The judges said it would be up to the Congress to decide whether such a privilege was appropriate to ensure the safety of the president and to define the contours of such a privilege. The Secret Service has claimed that requiring its officers to testify would damage its "confidential relationship with the president, impairing its ability to protect the president from assassination."

Think about that for a minute. Somehow the Secret Service being required to testify in the event of presidential law-breaking would "impair its ability?" How? Are they saying that the president must have an unfettered "right" to break laws without anyone around him testifying about his behavior?

Kenneth Starr recognized the importance of the decision, saying: "The Court of Appeals today reaffirmed ... that the rule of law is not incompatible with the profound national interest in protecting the life of the president. We trust that the Secret Service will now join us in helping the grand jury gather information that is relevant to this investigation."

The appeals court Judges, Stephen Williams, Douglas Ginsburg and A. Raymond Randolph, agreed with Starr, raising questions about the need and wisdom of the proposed privilege. "As for need, the greatest danger to the president arises when he is in public, yet the privilege presumably would have its greatest effect when he is in the White House or in private meetings."

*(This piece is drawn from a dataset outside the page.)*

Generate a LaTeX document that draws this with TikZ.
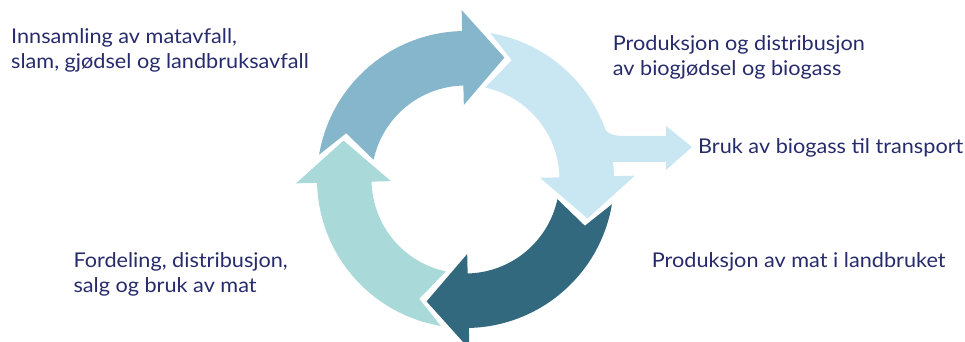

Secret Service agents in the past have given testimony about the functioning of the Oval Office tape recording system and some agents have disclosed their observations in books, apparently without causing presidents to distance themselves from their protectors. However, the judges noted, even with the new privilege in place, the court suspected that a president would "distance himself from the agents when engaging in wrongful conduct."

The judges also commented on the fact that the Secret Service does not require its agents to sign confidentiality agreements as a condition of employment and questioned why the so-called "privilege" had been asserted by Treasury Secretary Robert Rubin, whose agency oversees the Secret Service, rather than the president, whose conduct the proposed privilege is supposed to influence.

Starr has issued a subpoena for two Secret Service guards, and a Secret Service lawyer who questioned the guards. The ruling said it was believed to be the first effort in U.S. history to compel testimony by agents guarding the president.

A Justice Department statement said that the department was disappointed by the ruling and "concerned" that it might lead the Secret Service guards to "distance themselves" from the president and thus increase "the danger to his life and that of future presidents."

The Justice Department has never explained just why a guard would "distance" himself from the president when the president was doing his job and obeying the law. This "distancing" problem is almost an admission that the guards have observed something that makes them worry about having to testify.

The people, in a free country, need to know just what is going on in the White House that causes the president to fear the testimony of officer of the law who are assigned to protect him. If Germany in 1934 had a court and decision which had stopped Himmler's SS group, the history of the 20th century would have been radically different.

You've probably complained about a few court decisions. Today we can be truly grateful for three good men, Judges Stephen Williams, Douglas Ginsburg and A. Raymond Randolph, the Appeals Court judges who ruled unanimously to uphold the rule of law.